09 November 2010

The equivalence of the Oral Law to the Written Law

The political/economic implications of ecological degradation reverses the causation of the resource curse: the exploitation of extractive resources not only engenders the rise of strongman rulers it is also a measure of the power and the consequences of being under the administration of those rulers. The chief legacy of Soviet rule when the Soviet Union collapsed was the ecological disaster it had left behind. 
The conjecture is: the more severe the strongman rule, the more extreme the resultant ecological degradation. If the ancient Israelites degraded their ecological homeland, it could be a measure of the weakness of their social systems to manage their commonwealth. The leadership of the ancient Israelites could well have been making decisions that favored their grip on power, and they were using the laws of God to harden that grip on that power. 
When God says to the Children of Israel that He brought them out of the land of Egypt's servitude with a firm grip, with a chozeq yad, likely He was speaking to the leadership of that people. It could well be that by today we are preserving the rabbinic laws in a vain attempt to preserve the illegitimate purchase on power those rabbis had tried to promulgate, to the lasting distress of their people. 

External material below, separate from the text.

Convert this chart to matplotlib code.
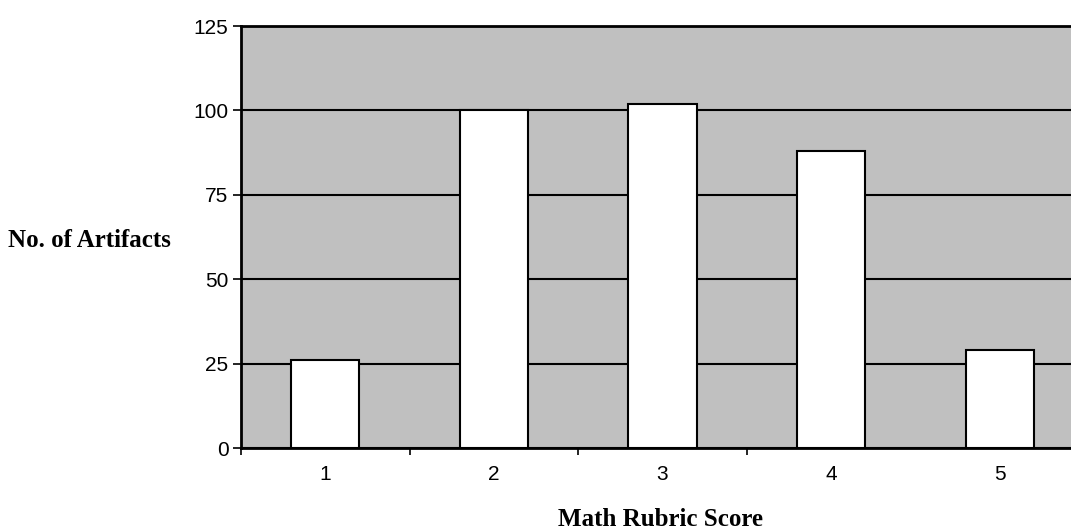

The heavy ideological cast of the proponents of the Oral Law in their unrelenting insistence on the equivalence of the Oral Law to the Written Law is a telling indicator that what's going on underneath is propaganda designed to promote the legitimation of power of rulers who have scant authentic claim on that power. The Written Law limits the power of the cabal who would usurp the people's as well as God's power. In the face of the decline of the people, that cabal took charge and, to preserve the cabal's power, instituted what we now have received as the Oral Law. 
The collapse of the ancient world's rule of God has led to the three Man-made daughter religions that attempt to reconfigure the distribution of power, each of them, into a clergy that will ultimately fail to serve the interests of the people.